There was also the traditional promise to build a decent railway to connect Manchester and Leeds. One day, maybe, but the cost rises relentlessly, and HS2 has shown that official estimates are little more than a basis for negotiation with contractors. They are well aware of the definition of a builder’s estimate: a sum of money approximately half the final cost. Nobody outside the Labour government believes in the targets for building houses.
The largesse she sprinkled over constituencies where Labour feels vulnerable will have comforted some backbenchers, but few of them will have had the experience of dealing with the Whitehall compliance machine. Its speciality is process, and with a little effort it can drive local supplicants mad with its insistence on more detail.

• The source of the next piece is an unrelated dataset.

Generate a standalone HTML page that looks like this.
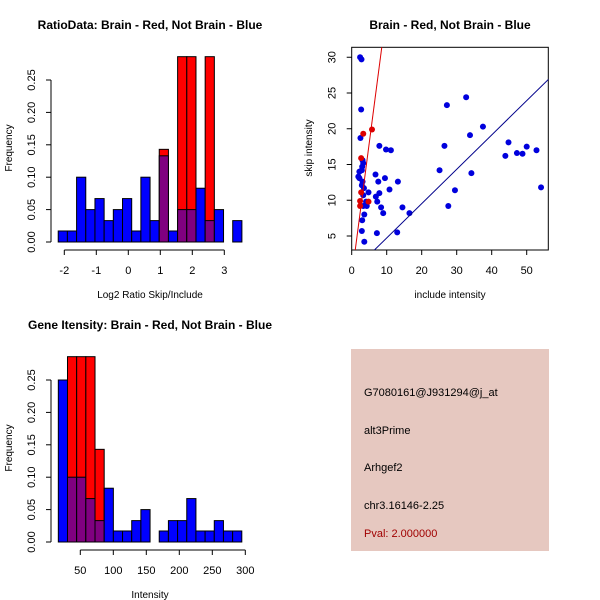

If process is the bane of Britain, then welfare is the poison. Conventional wisdom used to argue that only Labour could deal with welfare reform, since it is too hard for the Tories. It now appears to be too tough for Labour as well, as we await restored benefits for multi-child families. In between more for child poverty and the triple lock for pensioners, there is the problem of making work pay more than indolence. Needless to say, none of this appeared in Wednesday’s statement.
The ultimate arbiter of government policy is the bond market. The cost of servicing the National Debt already exceeds all spending departments bar the NHS. Yet here’s the thing. Far from plunging on the Reeves tax-and-spend manifesto, gilt prices have actually recovered this week. Perhaps Mr Market has decided that it just won’t be physically possible to spend that £113bn. Gasperd Farrer would be proud.